Dan Gark should be performed the night before the funeral, while the Yegeghetsvo Gark and Kerezmanee Gark are performed on the day of the funeral. Armenian Orthodox Christians host gathering with family and friends of the deceased at the home of the family in order to mourn the death. The body of the deceased is typically kept at home until the funeral service and burial occur. Dan Gark is then performed at home before other services occur, it is often done at home the night before the funeral service, however it can also be done at a church if the family of the deceased chooses to do so.
Funeral services can be done at any day of the week except for Saturday afternoons after 3:00 PM and Sundays.
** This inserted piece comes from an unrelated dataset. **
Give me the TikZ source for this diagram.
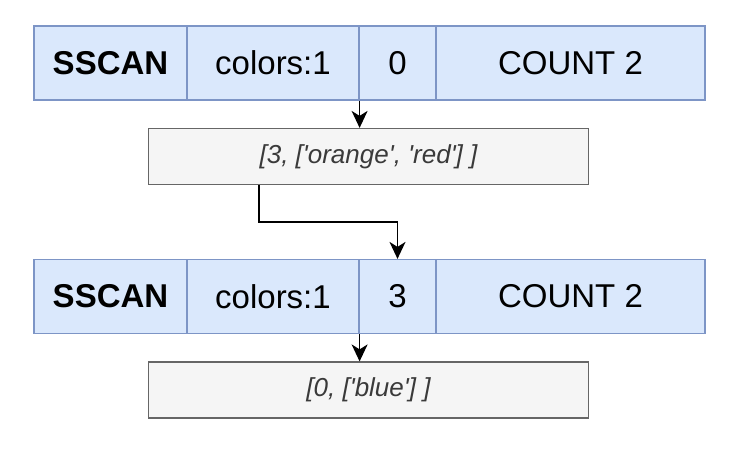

It is a good idea to contact a pastor to help with the planning for the funerals in order to receive guidance when it comes to following the Canon Law of the Armenian Church. Armenians usually conduct the Church Service in an Armenian church and nowhere else, therefore this eliminates some options that are open for other sects of Orthodoxy. Moreover, many Armenian Orthodox Churches are able to provide wakes for the deceased if the family chooses to do so. Wakes are considered an appropriate time for any other fraternal and non-religious rites to be provided. The funeral service is considered a serious religious ritual in which no other rites should be delivered. Many churches will suggest that the family of the deceased host the wake somewhere else if there are non-religious rites that need to be delivered.
Views on Cremation
The Armenian church does not tolerate cremation, and in a case of a cremation happening, the church needs to be notified well in advance due to these situations being outside the Canons of the Armenian Church. The church then asks for instruction from ecclesiastical authority.
Memorializing the Dead
The grave of the deceased is usually visited by close friends and family members on specific days such as the seventh day and the fortieth day after death occurs and on the anniversary of the death and whenever a New Year starts. The first forty days after the death occurs are considered mourning days in which specific actions must be taken such as abstaining from shaving as a male family member and dressing in dark colours as any family member of the deceased.